The data below should be printed in full, exactly, and without any of its images.

#### [Data segment]
begin

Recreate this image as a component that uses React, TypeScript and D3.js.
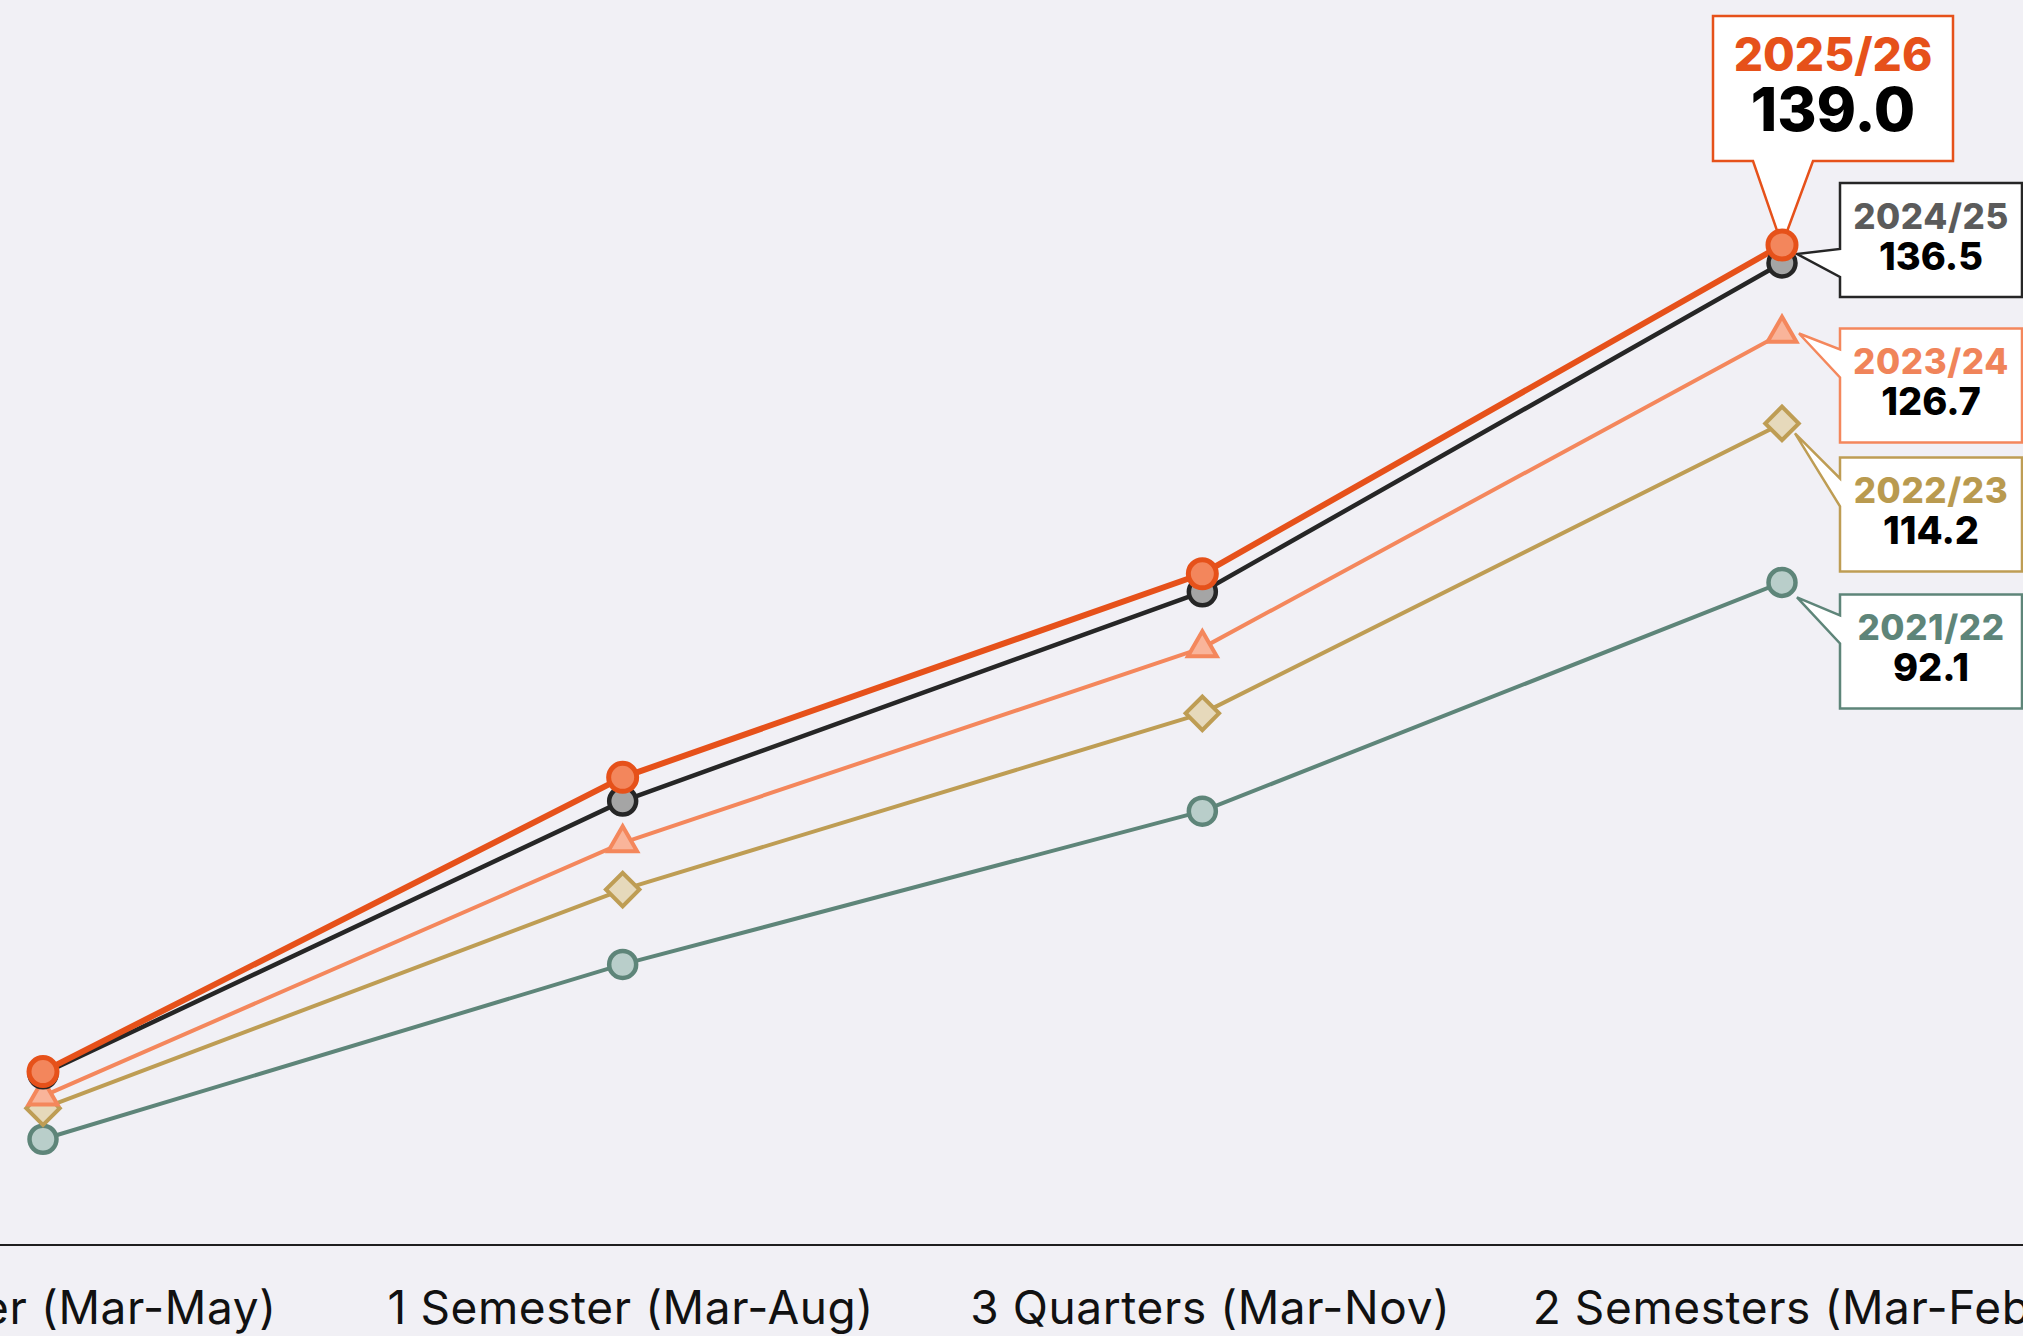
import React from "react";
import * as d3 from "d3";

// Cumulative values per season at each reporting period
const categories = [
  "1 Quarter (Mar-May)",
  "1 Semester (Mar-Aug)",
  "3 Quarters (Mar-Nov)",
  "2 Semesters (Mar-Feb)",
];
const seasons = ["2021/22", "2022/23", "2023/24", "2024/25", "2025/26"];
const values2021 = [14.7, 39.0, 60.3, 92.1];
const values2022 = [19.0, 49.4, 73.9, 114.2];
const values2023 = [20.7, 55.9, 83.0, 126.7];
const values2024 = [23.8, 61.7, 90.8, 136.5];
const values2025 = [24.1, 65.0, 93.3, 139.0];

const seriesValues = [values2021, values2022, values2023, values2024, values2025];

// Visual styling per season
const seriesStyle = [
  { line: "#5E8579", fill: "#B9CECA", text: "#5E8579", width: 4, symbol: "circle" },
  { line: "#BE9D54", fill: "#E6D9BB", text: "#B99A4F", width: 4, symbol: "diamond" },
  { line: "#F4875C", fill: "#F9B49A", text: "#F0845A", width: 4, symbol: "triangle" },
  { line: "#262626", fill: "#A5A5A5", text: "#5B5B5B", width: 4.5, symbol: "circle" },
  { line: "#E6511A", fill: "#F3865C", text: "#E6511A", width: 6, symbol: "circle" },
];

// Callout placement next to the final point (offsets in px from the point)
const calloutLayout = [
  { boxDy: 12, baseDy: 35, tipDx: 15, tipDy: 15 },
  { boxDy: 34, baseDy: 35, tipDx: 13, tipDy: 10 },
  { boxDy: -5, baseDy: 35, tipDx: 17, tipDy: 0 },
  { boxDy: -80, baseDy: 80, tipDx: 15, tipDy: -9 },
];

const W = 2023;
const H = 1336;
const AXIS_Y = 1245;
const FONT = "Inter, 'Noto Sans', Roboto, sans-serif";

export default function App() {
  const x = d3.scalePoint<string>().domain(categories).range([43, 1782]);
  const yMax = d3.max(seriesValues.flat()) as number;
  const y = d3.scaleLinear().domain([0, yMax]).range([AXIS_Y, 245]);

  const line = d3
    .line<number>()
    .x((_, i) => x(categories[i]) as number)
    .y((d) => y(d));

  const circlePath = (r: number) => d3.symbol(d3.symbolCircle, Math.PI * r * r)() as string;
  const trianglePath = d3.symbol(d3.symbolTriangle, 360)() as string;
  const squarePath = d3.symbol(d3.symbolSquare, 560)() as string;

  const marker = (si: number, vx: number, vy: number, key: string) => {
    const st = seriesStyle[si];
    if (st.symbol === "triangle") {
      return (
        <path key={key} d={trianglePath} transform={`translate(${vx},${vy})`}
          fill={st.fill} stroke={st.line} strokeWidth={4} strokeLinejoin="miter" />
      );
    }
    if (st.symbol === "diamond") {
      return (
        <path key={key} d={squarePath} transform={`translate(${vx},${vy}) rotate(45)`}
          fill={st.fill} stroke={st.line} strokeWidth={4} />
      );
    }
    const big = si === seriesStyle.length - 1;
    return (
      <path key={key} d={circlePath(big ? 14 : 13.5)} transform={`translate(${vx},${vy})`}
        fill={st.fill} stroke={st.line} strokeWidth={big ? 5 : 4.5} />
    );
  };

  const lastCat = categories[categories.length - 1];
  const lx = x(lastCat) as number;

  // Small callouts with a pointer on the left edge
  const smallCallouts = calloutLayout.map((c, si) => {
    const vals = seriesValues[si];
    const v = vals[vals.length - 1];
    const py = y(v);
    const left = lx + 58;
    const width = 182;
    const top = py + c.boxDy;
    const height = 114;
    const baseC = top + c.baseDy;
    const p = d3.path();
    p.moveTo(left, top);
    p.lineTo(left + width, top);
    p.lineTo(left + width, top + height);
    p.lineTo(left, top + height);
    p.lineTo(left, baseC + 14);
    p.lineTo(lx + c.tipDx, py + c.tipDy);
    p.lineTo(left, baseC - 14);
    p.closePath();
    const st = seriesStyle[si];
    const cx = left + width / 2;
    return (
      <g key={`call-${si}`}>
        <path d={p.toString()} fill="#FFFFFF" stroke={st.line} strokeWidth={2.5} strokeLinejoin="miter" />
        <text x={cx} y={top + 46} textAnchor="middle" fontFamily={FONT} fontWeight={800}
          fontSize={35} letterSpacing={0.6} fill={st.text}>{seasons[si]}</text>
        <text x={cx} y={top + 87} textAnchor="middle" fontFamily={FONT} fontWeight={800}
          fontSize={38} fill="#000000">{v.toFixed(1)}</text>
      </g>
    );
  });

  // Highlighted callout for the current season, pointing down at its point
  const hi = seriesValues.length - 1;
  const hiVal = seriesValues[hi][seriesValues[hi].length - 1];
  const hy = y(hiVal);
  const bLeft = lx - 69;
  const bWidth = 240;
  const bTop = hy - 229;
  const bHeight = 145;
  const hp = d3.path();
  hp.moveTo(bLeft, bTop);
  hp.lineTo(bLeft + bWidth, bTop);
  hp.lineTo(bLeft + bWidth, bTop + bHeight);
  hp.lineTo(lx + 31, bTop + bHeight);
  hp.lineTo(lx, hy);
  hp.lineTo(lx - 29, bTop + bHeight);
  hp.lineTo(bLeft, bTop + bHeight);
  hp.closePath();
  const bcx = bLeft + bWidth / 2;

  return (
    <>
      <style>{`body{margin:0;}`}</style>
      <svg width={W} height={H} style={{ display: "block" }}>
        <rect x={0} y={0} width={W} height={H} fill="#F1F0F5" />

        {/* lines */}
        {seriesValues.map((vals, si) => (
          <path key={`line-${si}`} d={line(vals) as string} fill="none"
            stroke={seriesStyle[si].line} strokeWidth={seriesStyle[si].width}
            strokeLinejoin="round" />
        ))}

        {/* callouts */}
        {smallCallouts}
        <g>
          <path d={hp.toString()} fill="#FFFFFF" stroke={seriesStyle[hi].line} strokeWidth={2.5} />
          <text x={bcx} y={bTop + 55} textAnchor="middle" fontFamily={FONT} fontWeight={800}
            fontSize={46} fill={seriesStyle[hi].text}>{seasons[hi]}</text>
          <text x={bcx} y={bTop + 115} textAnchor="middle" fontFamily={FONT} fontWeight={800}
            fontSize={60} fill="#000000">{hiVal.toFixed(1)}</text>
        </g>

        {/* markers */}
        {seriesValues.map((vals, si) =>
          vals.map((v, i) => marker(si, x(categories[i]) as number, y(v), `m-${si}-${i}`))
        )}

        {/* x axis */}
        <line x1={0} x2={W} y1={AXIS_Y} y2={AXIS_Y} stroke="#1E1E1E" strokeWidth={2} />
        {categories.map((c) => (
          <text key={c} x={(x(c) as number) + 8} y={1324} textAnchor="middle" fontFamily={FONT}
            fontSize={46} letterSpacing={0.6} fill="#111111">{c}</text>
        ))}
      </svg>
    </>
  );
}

end

#### [Worked answer]
Recreate this image as a component that uses React, TypeScript and D3.js.
import React from "react";
import * as d3 from "d3";

// Cumulative values per season at each reporting period
const categories = [
  "1 Quarter (Mar-May)",
  "1 Semester (Mar-Aug)",
  "3 Quarters (Mar-Nov)",
  "2 Semesters (Mar-Feb)",
];
const seasons = ["2021/22", "2022/23", "2023/24", "2024/25", "2025/26"];
const values2021 = [14.7, 39.0, 60.3, 92.1];
const values2022 = [19.0, 49.4, 73.9, 114.2];
const values2023 = [20.7, 55.9, 83.0, 126.7];
const values2024 = [23.8, 61.7, 90.8, 136.5];
const values2025 = [24.1, 65.0, 93.3, 139.0];

const seriesValues = [values2021, values2022, values2023, values2024, values2025];

// Visual styling per season
const seriesStyle = [
  { line: "#5E8579", fill: "#B9CECA", text: "#5E8579", width: 4, symbol: "circle" },
  { line: "#BE9D54", fill: "#E6D9BB", text: "#B99A4F", width: 4, symbol: "diamond" },
  { line: "#F4875C", fill: "#F9B49A", text: "#F0845A", width: 4, symbol: "triangle" },
  { line: "#262626", fill: "#A5A5A5", text: "#5B5B5B", width: 4.5, symbol: "circle" },
  { line: "#E6511A", fill: "#F3865C", text: "#E6511A", width: 6, symbol: "circle" },
];

// Callout placement next to the final point (offsets in px from the point)
const calloutLayout = [
  { boxDy: 12, baseDy: 35, tipDx: 15, tipDy: 15 },
  { boxDy: 34, baseDy: 35, tipDx: 13, tipDy: 10 },
  { boxDy: -5, baseDy: 35, tipDx: 17, tipDy: 0 },
  { boxDy: -80, baseDy: 80, tipDx: 15, tipDy: -9 },
];

const W = 2023;
const H = 1336;
const AXIS_Y = 1245;
const FONT = "Inter, 'Noto Sans', Roboto, sans-serif";

export default function App() {
  const x = d3.scalePoint<string>().domain(categories).range([43, 1782]);
  const yMax = d3.max(seriesValues.flat()) as number;
  const y = d3.scaleLinear().domain([0, yMax]).range([AXIS_Y, 245]);

  const line = d3
    .line<number>()
    .x((_, i) => x(categories[i]) as number)
    .y((d) => y(d));

  const circlePath = (r: number) => d3.symbol(d3.symbolCircle, Math.PI * r * r)() as string;
  const trianglePath = d3.symbol(d3.symbolTriangle, 360)() as string;
  const squarePath = d3.symbol(d3.symbolSquare, 560)() as string;

  const marker = (si: number, vx: number, vy: number, key: string) => {
    const st = seriesStyle[si];
    if (st.symbol === "triangle") {
      return (
        <path key={key} d={trianglePath} transform={`translate(${vx},${vy})`}
          fill={st.fill} stroke={st.line} strokeWidth={4} strokeLinejoin="miter" />
      );
    }
    if (st.symbol === "diamond") {
      return (
        <path key={key} d={squarePath} transform={`translate(${vx},${vy}) rotate(45)`}
          fill={st.fill} stroke={st.line} strokeWidth={4} />
      );
    }
    const big = si === seriesStyle.length - 1;
    return (
      <path key={key} d={circlePath(big ? 14 : 13.5)} transform={`translate(${vx},${vy})`}
        fill={st.fill} stroke={st.line} strokeWidth={big ? 5 : 4.5} />
    );
  };

  const lastCat = categories[categories.length - 1];
  const lx = x(lastCat) as number;

  // Small callouts with a pointer on the left edge
  const smallCallouts = calloutLayout.map((c, si) => {
    const vals = seriesValues[si];
    const v = vals[vals.length - 1];
    const py = y(v);
    const left = lx + 58;
    const width = 182;
    const top = py + c.boxDy;
    const height = 114;
    const baseC = top + c.baseDy;
    const p = d3.path();
    p.moveTo(left, top);
    p.lineTo(left + width, top);
    p.lineTo(left + width, top + height);
    p.lineTo(left, top + height);
    p.lineTo(left, baseC + 14);
    p.lineTo(lx + c.tipDx, py + c.tipDy);
    p.lineTo(left, baseC - 14);
    p.closePath();
    const st = seriesStyle[si];
    const cx = left + width / 2;
    return (
      <g key={`call-${si}`}>
        <path d={p.toString()} fill="#FFFFFF" stroke={st.line} strokeWidth={2.5} strokeLinejoin="miter" />
        <text x={cx} y={top + 46} textAnchor="middle" fontFamily={FONT} fontWeight={800}
          fontSize={35} letterSpacing={0.6} fill={st.text}>{seasons[si]}</text>
        <text x={cx} y={top + 87} textAnchor="middle" fontFamily={FONT} fontWeight={800}
          fontSize={38} fill="#000000">{v.toFixed(1)}</text>
      </g>
    );
  });

  // Highlighted callout for the current season, pointing down at its point
  const hi = seriesValues.length - 1;
  const hiVal = seriesValues[hi][seriesValues[hi].length - 1];
  const hy = y(hiVal);
  const bLeft = lx - 69;
  const bWidth = 240;
  const bTop = hy - 229;
  const bHeight = 145;
  const hp = d3.path();
  hp.moveTo(bLeft, bTop);
  hp.lineTo(bLeft + bWidth, bTop);
  hp.lineTo(bLeft + bWidth, bTop + bHeight);
  hp.lineTo(lx + 31, bTop + bHeight);
  hp.lineTo(lx, hy);
  hp.lineTo(lx - 29, bTop + bHeight);
  hp.lineTo(bLeft, bTop + bHeight);
  hp.closePath();
  const bcx = bLeft + bWidth / 2;

  return (
    <>
      <style>{`body{margin:0;}`}</style>
      <svg width={W} height={H} style={{ display: "block" }}>
        <rect x={0} y={0} width={W} height={H} fill="#F1F0F5" />

        {/* lines */}
        {seriesValues.map((vals, si) => (
          <path key={`line-${si}`} d={line(vals) as string} fill="none"
            stroke={seriesStyle[si].line} strokeWidth={seriesStyle[si].width}
            strokeLinejoin="round" />
        ))}

        {/* callouts */}
        {smallCallouts}
        <g>
          <path d={hp.toString()} fill="#FFFFFF" stroke={seriesStyle[hi].line} strokeWidth={2.5} />
          <text x={bcx} y={bTop + 55} textAnchor="middle" fontFamily={FONT} fontWeight={800}
            fontSize={46} fill={seriesStyle[hi].text}>{seasons[hi]}</text>
          <text x={bcx} y={bTop + 115} textAnchor="middle" fontFamily={FONT} fontWeight={800}
            fontSize={60} fill="#000000">{hiVal.toFixed(1)}</text>
        </g>

        {/* markers */}
        {seriesValues.map((vals, si) =>
          vals.map((v, i) => marker(si, x(categories[i]) as number, y(v), `m-${si}-${i}`))
        )}

        {/* x axis */}
        <line x1={0} x2={W} y1={AXIS_Y} y2={AXIS_Y} stroke="#1E1E1E" strokeWidth={2} />
        {categories.map((c) => (
          <text key={c} x={(x(c) as number) + 8} y={1324} textAnchor="middle" fontFamily={FONT}
            fontSize={46} letterSpacing={0.6} fill="#111111">{c}</text>
        ))}
      </svg>
    </>
  );
}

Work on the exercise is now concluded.